Guest blogger Gail Sachson owns Ask Me About Art, is Vice-Chair of the Cultural Affairs Commission , a member of the Public Art Committee and an avid film enthusiast.

Skin the movie will get under yours, no matter what color it is. A movie that took four writers five years to get right spans 30 years. It is the story of identity, a mother-daughter relationship, race, class, women’s rights, bondage of body and of mind and much, much more. One audience member at the Q & A following the Sunday night AFI screening said, “it was riveting” and we were seeing the beginning of the Academy Awards. Another said he remembered when there was a “ridiculous” story in the U.S. papers about 40 years ago when light meters were used in South Africa to detect what race one was. That ridiculous story is the story of Skin. Ridiculous, yet true.

Skin tells of a black child, Sandra Laing, born to white parents. It tells of her difficult schooling, her challenging loves, her children, her life. Director Anthony Fabian says that because of Apartheid, “her white parents prospered, while she remained in the gutter.”

South Africa in the 1940s had very strict laws regarding race classification. Sandra’s  father, believing that the dark-skinned child was his, battled aggressively to have her birth record read white, although she appeared black in every way.
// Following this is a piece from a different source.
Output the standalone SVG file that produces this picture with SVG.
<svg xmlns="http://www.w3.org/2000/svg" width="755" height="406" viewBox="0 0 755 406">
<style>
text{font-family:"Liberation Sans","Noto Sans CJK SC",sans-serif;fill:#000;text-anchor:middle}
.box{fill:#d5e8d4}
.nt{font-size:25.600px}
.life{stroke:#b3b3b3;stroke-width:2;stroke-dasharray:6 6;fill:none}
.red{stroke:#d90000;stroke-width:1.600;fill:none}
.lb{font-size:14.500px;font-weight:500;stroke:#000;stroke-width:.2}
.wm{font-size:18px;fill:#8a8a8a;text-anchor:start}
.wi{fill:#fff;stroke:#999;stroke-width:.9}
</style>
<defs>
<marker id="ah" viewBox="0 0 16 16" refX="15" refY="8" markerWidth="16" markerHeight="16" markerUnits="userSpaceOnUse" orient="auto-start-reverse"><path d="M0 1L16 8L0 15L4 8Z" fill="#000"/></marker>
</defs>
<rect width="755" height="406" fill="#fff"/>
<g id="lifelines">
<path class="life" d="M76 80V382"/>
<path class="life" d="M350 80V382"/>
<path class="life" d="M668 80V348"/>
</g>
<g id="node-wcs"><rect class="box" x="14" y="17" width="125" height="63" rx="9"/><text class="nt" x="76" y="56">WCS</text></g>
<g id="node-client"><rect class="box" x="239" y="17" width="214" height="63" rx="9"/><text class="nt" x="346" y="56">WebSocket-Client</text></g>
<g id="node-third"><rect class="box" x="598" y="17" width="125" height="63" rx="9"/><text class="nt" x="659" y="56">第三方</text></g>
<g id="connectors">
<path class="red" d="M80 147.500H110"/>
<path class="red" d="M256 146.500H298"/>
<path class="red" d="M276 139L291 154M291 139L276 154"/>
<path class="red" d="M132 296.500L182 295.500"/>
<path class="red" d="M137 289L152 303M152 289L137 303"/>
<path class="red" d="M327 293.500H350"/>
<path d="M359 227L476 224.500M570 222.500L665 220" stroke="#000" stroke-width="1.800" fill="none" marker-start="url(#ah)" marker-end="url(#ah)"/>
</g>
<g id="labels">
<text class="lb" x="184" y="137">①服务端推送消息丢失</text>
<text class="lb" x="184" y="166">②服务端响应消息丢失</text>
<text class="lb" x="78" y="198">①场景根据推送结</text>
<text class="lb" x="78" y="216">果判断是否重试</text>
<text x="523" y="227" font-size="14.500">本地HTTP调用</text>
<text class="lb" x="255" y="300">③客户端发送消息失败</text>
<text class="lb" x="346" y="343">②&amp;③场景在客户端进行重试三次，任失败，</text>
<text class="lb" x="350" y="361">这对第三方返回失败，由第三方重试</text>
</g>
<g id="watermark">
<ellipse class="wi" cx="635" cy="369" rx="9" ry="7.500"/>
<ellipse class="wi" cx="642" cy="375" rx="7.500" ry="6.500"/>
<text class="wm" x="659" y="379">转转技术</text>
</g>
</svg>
After years of legal battles, he won. He created an embarrassment for the government, and with the help of a genetics expert witness, so the movie explains, helped change the law. Classification would be based upon lineage, rather than visible characteristics. It is assumed that black genes in her parents’ genetic history, laid dormant for generations, surfaced at her birth. It is not unusual for South Africans to discover such a history of co-mingling.
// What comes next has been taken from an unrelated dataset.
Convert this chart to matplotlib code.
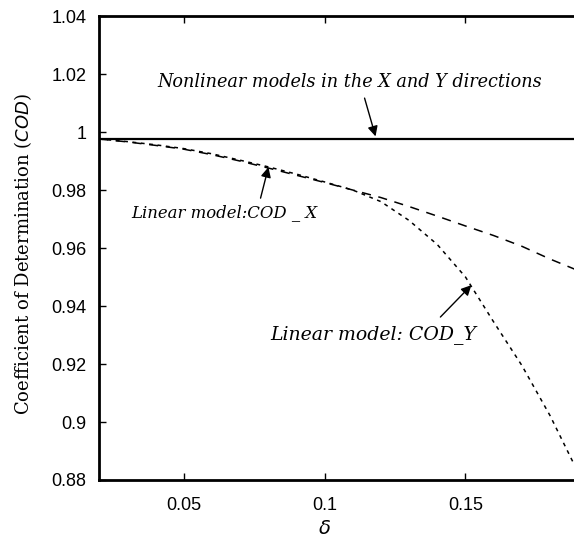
import matplotlib
matplotlib.use("Agg")
import matplotlib.pyplot as plt

# Perturbation level and coefficient of determination for each model
delta = [0.02, 0.03, 0.04, 0.05, 0.06, 0.07, 0.08, 0.09, 0.10, 0.11,
         0.12, 0.13, 0.14, 0.15, 0.16, 0.17, 0.18, 0.19]
cod_nonlinear = [0.9975] * len(delta)
cod_x = [0.9976, 0.9966, 0.9954, 0.9941, 0.9922, 0.9900, 0.9876, 0.9851, 0.9826,
         0.9800, 0.9774, 0.9743, 0.9710, 0.9676, 0.9643, 0.9606, 0.9562, 0.9522]
cod_y = [0.9976, 0.9967, 0.9956, 0.9943, 0.9925, 0.9903, 0.9880, 0.9855, 0.9828,
         0.9800, 0.9760, 0.9695, 0.9612, 0.9500, 0.9345, 0.9195, 0.9022, 0.8825]

x_ticks = [0.05, 0.1, 0.15]
x_tick_labels = ["0.05", "0.1", "0.15"]
y_ticks = [0.88, 0.9, 0.92, 0.94, 0.96, 0.98, 1.0, 1.02, 1.04]
y_tick_labels = ["0.88", "0.9", "0.92", "0.94", "0.96", "0.98", "1", "1.02", "1.04"]

fig = plt.figure(figsize=(5.74, 5.42), dpi=100)
ax = fig.add_axes([0.1725, 0.1144, 0.884, 0.856])

ax.plot(delta, cod_nonlinear, color="black", lw=1.6, solid_capstyle="butt")
ax.plot(delta, cod_x, color="black", lw=1.1, dashes=(6, 5))
ax.plot(delta, cod_y, color="black", lw=1.1, dashes=(2.5, 3))

ax.set_xlim(0.02, 0.2)
ax.set_ylim(0.88, 1.04)
ax.set_xticks(x_ticks)
ax.set_xticklabels(x_tick_labels, family="Liberation Sans", fontsize=13)
ax.set_yticks(y_ticks)
ax.set_yticklabels(y_tick_labels, family="Liberation Sans", fontsize=13)
ax.tick_params(axis="x", direction="in", length=5, width=1, top=True, pad=12)
ax.tick_params(axis="y", direction="in", length=5, width=1, right=False, pad=9)
for side in ("left", "bottom", "top"):
    ax.spines[side].set_linewidth(2)
ax.spines["right"].set_visible(False)

ax.set_xlabel(r"$\delta$", fontsize=14)
ax.xaxis.set_label_coords((0.1 - 0.02) / 0.18, -0.083)
ax.set_ylabel("Coefficient of Determination ($\\it{COD}$)", family="DejaVu Serif",
              fontsize=13)
ax.yaxis.set_label_coords(-0.128, 0.487)

txt = dict(family="DejaVu Serif", style="italic", ha="center", va="center")
arrow = dict(arrowstyle="-|>", color="black", lw=1, mutation_scale=15,
             shrinkA=0, shrinkB=0)

ax.text(0.1089, 1.0172, "Nonlinear models in the X and Y directions", fontsize=12.7, **txt)
ax.annotate("", xy=(0.1181, 0.9985), xytext=(0.1142, 1.0117), arrowprops=arrow)

ax.text(0.0645, 0.9721, "Linear model:COD _ X", fontsize=11.9, **txt)
ax.annotate("", xy=(0.0801, 0.9879), xytext=(0.0773, 0.9772), arrowprops=arrow)

ax.text(0.1174, 0.9300, "Linear model: COD_Y", fontsize=13.6, **txt)
ax.annotate("", xy=(0.1521, 0.9472), xytext=(0.1411, 0.9362), arrowprops=arrow)

fig.savefig("out.png", dpi=100)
Although Apartheid ended 15 years ago, some of the older generations remain aghast at the mixing of the races. Thankfully, the oppressive regime of the 1940’s, intent upon increasing the white population, is gone. However, some South Africans have fled to Dallas because of their reaction to the present government. “The government is why I am living here now,” one said at the screening. “It is corrupt. They believe AIDS can be battled with olive oil and garlic.”

Before the screening, with voting slips in the hands of the audience, Skin director Fabian said, “Frankly, I don’t see this as a little minority film. Please vote with everything you’ve got.” And they did. Skin won the Audience Award for Best Narrative Feature.